Monday, May 13, 2013

Peanut Butter Oatmeal White Chocolate Chip Cookies

If that title's not a mouthful, I'll show you what is.

A mouthful of deliciousness, that is. I can never get all those words in the right order.

These cookies are peanut buttery, with oats for texture (and to be healthy, of course), sweet white chocolate morsels, and butterscotch morsels. Oh, butterscotch.

I like to think of it as the secret ingredient in these cookies since it didn't get a place in the title. Poor butterscotch. It may even be the star of the show. I'm a sucker for butterscotch anything. For years, me and my mom made a horrible recipe for oatmeal scotchies, simply because of the butterscotch. Don't get me wrong; the dough was very good, but they baked up horribly. The cookies were as thin as paper and often crumbled apart. But a crumble with a butterscotch is still delicious.

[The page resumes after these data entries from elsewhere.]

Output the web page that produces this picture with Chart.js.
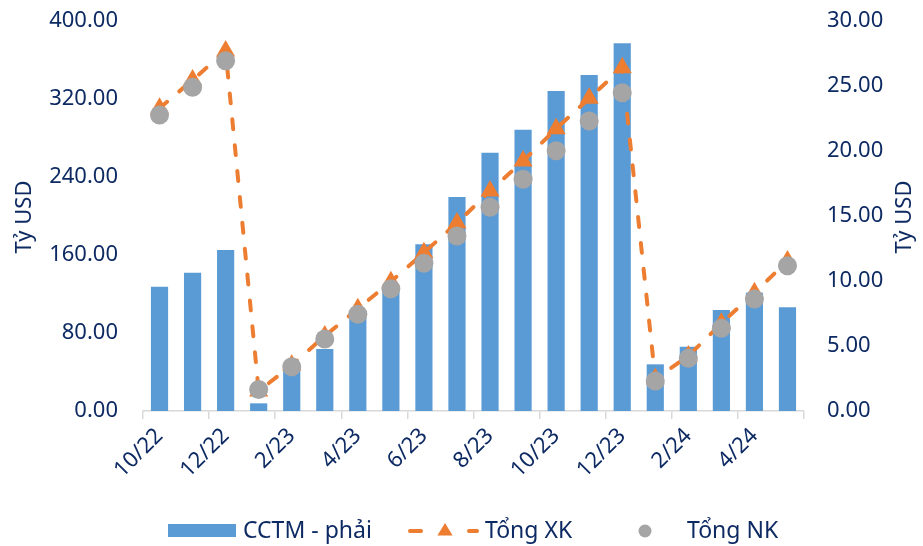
<!DOCTYPE html>
<html>
<head>
<meta charset="utf-8">
<script src="https://cdn.jsdelivr.net/npm/chart.js@4/dist/chart.umd.min.js"></script>
<style>
  html, body { margin: 0; padding: 0; background: #ffffff; }
  #wrap { position: relative; width: 923px; height: 546px; }
</style>
</head>
<body>
<div id="wrap"><canvas id="c" width="923" height="546"></canvas></div>
<script>
const categories = ['10/22','11/22','12/22','1/23','2/23','3/23','4/23','5/23','6/23','7/23','8/23','9/23','10/23','11/23','12/23','1/24','2/24','3/24','4/24','5/24'];
const cctm   = [9.56, 10.64, 12.38, 0.59, 3.3, 4.77, 7.4, 9.2, 12.82, 16.46, 19.87, 21.64, 24.62, 25.85, 28.28, 3.59, 4.95, 7.77, 9.1, 7.98];
const tongXK = [310.5, 339.5, 369.2, 20.5, 46.9, 76.9, 104.9, 132.6, 162.4, 192.8, 225.6, 256.4, 289.5, 320.7, 352.1, 33.0, 56.4, 89.9, 121.3, 153.8];
const tongNK = [303.6, 332.0, 359.3, 22.0, 45.4, 73.8, 99.2, 125.4, 151.5, 179.5, 208.9, 237.6, 267.0, 297.4, 326.5, 30.8, 54.0, 84.8, 114.9, 149.0];
const leftTicks = [0, 80, 160, 240, 320, 400];
const rightTicks = [0, 5, 10, 15, 20, 25, 30];
const seriesNames = ['CCTM - phải', 'Tổng XK', 'Tổng NK'];
const axisTitle = 'Tỷ USD';

const TXT = '#0D2A63';
const FONT = "'Noto Sans', 'DejaVu Sans', sans-serif";
const BLUE = '#5B9BD5', ORANGE = '#ED7D31', GRAY = '#A5A5A5';

const extrasPlugin = {
  id: 'extras',
  afterDraw(chart) {
    const ctx = chart.ctx;
    ctx.save();
    ctx.fillStyle = TXT;
    ctx.font = "22px " + FONT;
    ctx.textAlign = 'center';
    ctx.textBaseline = 'middle';
    [[25, 217], [905, 217]].forEach(([x, y]) => {
      ctx.save();
      ctx.translate(x, y);
      ctx.rotate(-Math.PI / 2);
      ctx.fillText(axisTitle, 0, 0);
      ctx.restore();
    });
    // legend
    const ly = 531;
    ctx.font = "23px " + FONT;
    ctx.textAlign = 'left';
    ctx.fillStyle = BLUE;
    ctx.fillRect(168, ly - 7, 68, 13);
    ctx.fillStyle = TXT;
    ctx.fillText(seriesNames[0], 243, ly);
    ctx.strokeStyle = ORANGE;
    ctx.lineWidth = 4;
    ctx.lineCap = 'round';
    ctx.beginPath();
    ctx.moveTo(410, ly); ctx.lineTo(421, ly);
    ctx.moveTo(469, ly); ctx.lineTo(477, ly);
    ctx.stroke();
    ctx.fillStyle = ORANGE;
    ctx.beginPath();
    const tx = 445, r = 8;
    ctx.moveTo(tx, ly - r);
    ctx.lineTo(tx + r * 0.95, ly + r * 0.55);
    ctx.lineTo(tx - r * 0.95, ly + r * 0.55);
    ctx.closePath();
    ctx.fill();
    ctx.fillStyle = TXT;
    ctx.fillText(seriesNames[1], 485, ly);
    ctx.fillStyle = GRAY;
    ctx.beginPath();
    ctx.arc(645, ly, 6.5, 0, Math.PI * 2);
    ctx.fill();
    ctx.fillStyle = TXT;
    ctx.fillText(seriesNames[2], 687, ly);
    ctx.restore();
  }
};

new Chart(document.getElementById('c'), {
  data: {
    labels: categories,
    datasets: [
      {
        type: 'bar', label: seriesNames[0], data: cctm, yAxisID: 'y1',
        backgroundColor: BLUE, borderWidth: 0,
        barPercentage: 1.0, categoryPercentage: 0.52, order: 3
      },
      {
        type: 'line', label: seriesNames[1], data: tongXK, yAxisID: 'y',
        borderColor: ORANGE, borderWidth: 4, borderDash: [10, 16], borderCapStyle: 'round',
        pointStyle: 'triangle', pointRadius: 11, pointBackgroundColor: ORANGE,
        pointBorderWidth: 0, pointBorderColor: ORANGE, tension: 0, fill: false, order: 2
      },
      {
        type: 'line', label: seriesNames[2], data: tongNK, yAxisID: 'y',
        showLine: false, pointStyle: 'circle', pointRadius: 9.5,
        pointBackgroundColor: GRAY, pointBorderWidth: 0, pointBorderColor: GRAY, order: 1
      }
    ]
  },
  options: {
    responsive: false,
    animation: false,
    events: [],
    layout: { padding: { top: 21, bottom: 0, left: 0, right: 0 } },
    plugins: { legend: { display: false }, tooltip: { enabled: false } },
    scales: {
      x: {
        type: 'category',
        offset: true,
        grid: {
          display: true, offset: true, drawOnChartArea: false, drawTicks: true, tickLength: 8,
          color: c => (c.index === undefined || c.index % 2 === 0) ? '#D9D9D9' : 'rgba(0,0,0,0)',
          lineWidth: 1.5
        },
        border: { display: true, color: '#D9D9D9', width: 1.5 },
        ticks: {
          autoSkip: false, maxRotation: 45, minRotation: 45, padding: 4,
          color: TXT, font: { family: FONT, size: 22 },
          callback: (v, i) => (i % 2 === 0 ? categories[i] : '')
        },
        afterFit: s => { s.height = 135; }
      },
      y: {
        position: 'left', min: 0, max: 400,
        afterBuildTicks: s => { s.ticks = leftTicks.map(v => ({ value: v })); },
        grid: { display: false, drawTicks: false }, border: { display: false },
        ticks: { color: TXT, padding: 25, font: { family: FONT, size: 22 }, callback: v => Number(v).toFixed(2) },
        afterFit: s => { s.width = 143; s.paddingTop = 0; s.paddingBottom = 0; }
      },
      y1: {
        position: 'right', min: 0, max: 30,
        afterBuildTicks: s => { s.ticks = rightTicks.map(v => ({ value: v })); },
        grid: { display: false, drawTicks: false }, border: { display: false },
        ticks: { color: TXT, padding: 23, font: { family: FONT, size: 22 }, callback: v => Number(v).toFixed(2) },
        afterFit: s => { s.width = 119; s.paddingTop = 0; s.paddingBottom = 0; }
      }
    }
  },
  plugins: [extrasPlugin]
});
</script>
</body>
</html>
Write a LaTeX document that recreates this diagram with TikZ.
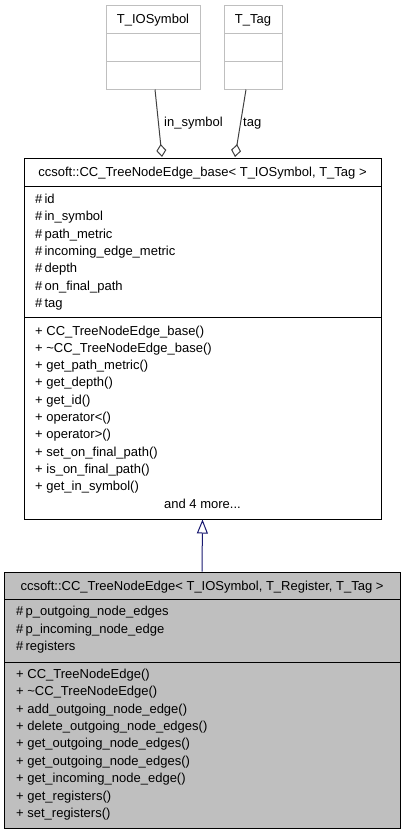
\documentclass[tikz,border=0pt]{standalone}
\usepackage{fontspec}
\setmainfont{Liberation Sans}
\usetikzlibrary{arrows.meta}
\definecolor{edgegray}{HTML}{404040}
\definecolor{classgray}{HTML}{BFBFBF}
\definecolor{tplframe}{HTML}{BFBFBF}
\definecolor{inheritblue}{HTML}{191970}

\begin{document}
\begin{tikzpicture}[x=1pt, y=-1pt,
	classbox/.style={draw, line width=1pt, inner sep=0pt},
	tplbox/.style={draw=tplframe, line width=1pt, inner sep=0pt},
	member/.style={anchor=base west, inner sep=0pt, font=\fontsize{13}{15}\selectfont},
	classname/.style={anchor=base, inner sep=0pt, font=\fontsize{13}{15}\selectfont},
	assoc/.style={draw=edgegray, line width=1pt, -{Diamond[open, length=13pt, width=10pt]}},
	inherits/.style={draw=inheritblue, line width=1pt, -{Triangle[open, length=14pt, width=11pt]}}]
	\useasboundingbox (0,0) rectangle (405,835);

	\node[tplbox, minimum width=94pt, minimum height=84pt] (sym) at (153,47) {};
	\node[tplbox, minimum width=58pt, minimum height=84pt] (tag) at (253,47) {};
	\draw[tplframe, line width=1pt] (106,33) -- (200,33) (106,61) -- (200,61);
	\draw[tplframe, line width=1pt] (224,33) -- (282,33) (224,61) -- (282,61);
	\node[classname] (symname) at (153,23.5) {T\_IOSymbol};
	\node[classname] (tagname) at (253,23.5) {T\_Tag};

	\node[classbox, minimum width=357pt, minimum height=361pt] (base) at (202.5,338.5) {};
	\draw[line width=1pt] (24,186) -- (381,186) (24,317) -- (381,317);
	\node[classname] (basename) at (202.5,176) {ccsoft::CC\_TreeNodeEdge\_base< T\_IOSymbol, T\_Tag >};
	\foreach \m [count=\i from 0] in {id, in\_symbol, path\_metric, incoming\_edge\_metric, depth, on\_final\_path, tag}
		\node[member] (battr\i) at (35,203.3+17.35*\i) {\#\,\m};
	\foreach \m [count=\i from 0] in {CC\_TreeNodeEdge\_base(), \textasciitilde CC\_TreeNodeEdge\_base(), get\_path\_metric(), get\_depth(), get\_id(), operator<(), operator>(), set\_on\_final\_path(), is\_on\_final\_path(), get\_in\_symbol()}
		\node[member] (bop\i) at (35,335+17.33*\i) {+ \m};
	\node[classname] (bmore) at (202.5,508.3) {and 4 more...};

	\node[classbox, fill=classgray, minimum width=396pt, minimum height=256pt] (edge) at (202,700) {};
	\draw[line width=1pt] (4,599) -- (400,599) (4,662) -- (400,662);
	\node[classname] (edgename) at (202,590.7) {ccsoft::CC\_TreeNodeEdge< T\_IOSymbol, T\_Register, T\_Tag >};
	\foreach \m [count=\i from 0] in {p\_outgoing\_node\_edges, p\_incoming\_node\_edge, registers}
		\node[member] (eattr\i) at (16,615.7+17.5*\i) {\#\,\m};
	\foreach \m [count=\i from 0] in {CC\_TreeNodeEdge(), \textasciitilde CC\_TreeNodeEdge(), add\_outgoing\_node\_edge(), delete\_outgoing\_node\_edges(), get\_outgoing\_node\_edges(), get\_outgoing\_node\_edges(), get\_incoming\_node\_edge(), get\_registers(), set\_registers()}
		\node[member] (eop\i) at (16,678.3+17.4*\i) {+ \m};

	\coordinate (symend) at (162,157);
	\coordinate (tagend) at (235,157);
	\draw[assoc] ([xshift=2pt]sym.south) -- (symend);
	\draw[assoc] ([xshift=-7pt]tag.south) -- (tagend);
	\node[member] (symlabel) at (164,126.7) {in\_symbol};
	\node[member] (taglabel) at (243,126.7) {tag};

	\draw[inherits] (edge.north) -- (base.south);
\end{tikzpicture}
\end{document}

Well, now we have a new and improved vehicle for our butterscotch! These cookies are thick, soft and chewy, just the way I like 'em. I love baking with peanut butter. I think it gives everything a great, chewy texture. Between the peanut butter, extra egg yolk, and the ratio of brown sugar to white, these are incredibly soft and chewy. And, no mixer required!

It may seem that there is a lot of flavors going on in this recipe but I can assure you, it works. They come together seamlessly. And they don't fall apart, so that's a bonus. If you want less flavors, you could easily substitute peanut butter chips for the butterscotch, though I have no idea why you would.

Step by Step photos:

Melted peanut butter and butter

Adding brown sugar

Adding white sugar

Folding in the chips

Peanut Butter Oatmeal White Chocolate Chip Cookies


  • 1/2 cup butter or margarine
  • 1/3 cup peanut butter
  • 1 cup brown sugar
  • 1/2 cup white sugar
  • 1 egg + 1 egg yolk
  • 2 tsp vanilla extract
  • 1 1/4 cup flour
  • 1 cup whole oats
  • 1/2 tsp baking soda
  • 3/4 cup white chocolate chips
  • 1/2 cup butterscotch chips


  1. Preheat the oven to 325 degrees. Line a baking sheet with parchment paper or spray with cooking spray. 
  2. In a large bowl, add butter and peanut butter and microwave until melted. Microwave in 30 second increments, stirring between each. Once melted, add the sugars and stir. Allow the mixture to cool. (For faster cooling, place in the fridge or freezer for a few minutes.)
  3.  Once the mixture is cool, add the egg, egg yolk, and vanilla, stirring to combine. 
  4. Add the flour, oats, and baking soda. Stir to combine. 
  5. Fold in the white chocolate and butterscotch chips.
  6. Drop cookie dough on baking sheet in mounds of 1.5 - 2 tablespoons. Bake for 10 - 12 minutes. They cookies should look slightly underdone. Allow them to cool on the baking sheet for 2-4 minutes. Remove from baking sheet and allow to cool completely. 
Makes 30-36 cookies depending on size. Adapted from Averie Cooks


  1. mmm these look so good! Averie knows her cookie recipes. :) I've been dying to try them.

  2. Thanks for trying my recipe, Megan! It's one of my all-time favorite cookie recipes on my site!

    Just curious to see if you made any changes to them or if you followed the recipe exactly? I love them as-is but if you made any changes, LMK and I may have to try that next time!

    1. We loved them too! I used butterscotch chips rather than peanut butter chips and made the cookies a bit smaller. I think that may be the only thing I changed. I love butterscotch. :)

    2. I love butterscotch too! So much! And it pairs perfectly with white choc! My fave homemade PB I've ever made is honey roasted peanuts blended with butterscotch & white choc! I am a total fan of that combo!

    3. That sounds amazing! I need to get my hands on a food processor!